Many Trump voters appear to have voted for him because he represented “change,” a rejection of the usual suspects in the establishment.  Yes, the Clintons and their fellow travelers are out, but the hardline Republican establishment is back in, complete with the usual corporate hacks and think tanks.  And if you think these “conservatives” are going to start embracing the working classes and helping them financially with higher wages and better job prospects, I have a Chris Christie bridge for you that’s named after our first president.

These events are hardly surprising.  Trump is a con man.  For him, “the art of the deal” is basically the art of the con.  Consider his promise of bringing back American jobs.  How is that supposed to happen?  Simply through higher tariffs against foreign goods?  Who’s going to replace those with American-made goods at an affordable price to the working classes?

Here’s an example.  I got dressed this morning with no thought about using my clothes as an illustration for this article.  My jeans are made in Mexico (of fabric from the USA, so why weren’t they made here?).  My shirt is from Thailand.  My leather belt is from China, and so too are my shoes.  We all know why.  Labor costs in those countries are much cheaper than those in the USA.  Profits to corporations are thus much higher.  How is Trump going to change this dynamic?

I actually try to buy clothes that are made in America.  I got a nice pair of shoes that are made in Maine.  I got them on sale for a great price, but they retail for over $300.  If they were made in China, they’d probably retail for about $100.  How many members of the working classes are able to spend roughly triple the price for the privilege of wearing shoes and clothes “Made in the USA”?

Here’s one thing Trump could do: Raise the minimum wage to $15 an hour so that Americans can afford the up-charge for domestic goods.  Any chance that Trump’s regime is going to do this?

It’s great to talk about bringing back American manufacturing jobs that pay well.  It’s possible to raise barriers to foreign trade to make American goods more competitive.  But who’s going to build the new factories?  And where are the skilled workers with the requisite knowledge base?  With the right advanced tools and technologies?
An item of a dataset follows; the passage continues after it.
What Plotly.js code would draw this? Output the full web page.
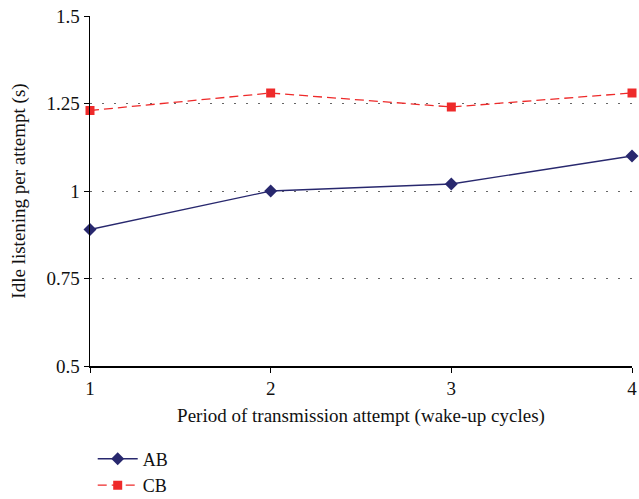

Speaking of technology, there’s an ever greater push in America to automate everything, even long-haul driving jobs, a job that provides a decent living for many Americans.  Is Trump going to reverse this push?  Is he going to preserve American blue-collar jobs against the pressure applied by multinational corporations to cut costs and maximize profits, workers be damned?  Given Trump’s own record of using cheaper foreign labor and goods, this doesn’t seem bloody likely.

Believe me, I hope I’m wrong, but the early signs are that America’s working classes, along with a lot of Trump enthusiasts, are already getting conned.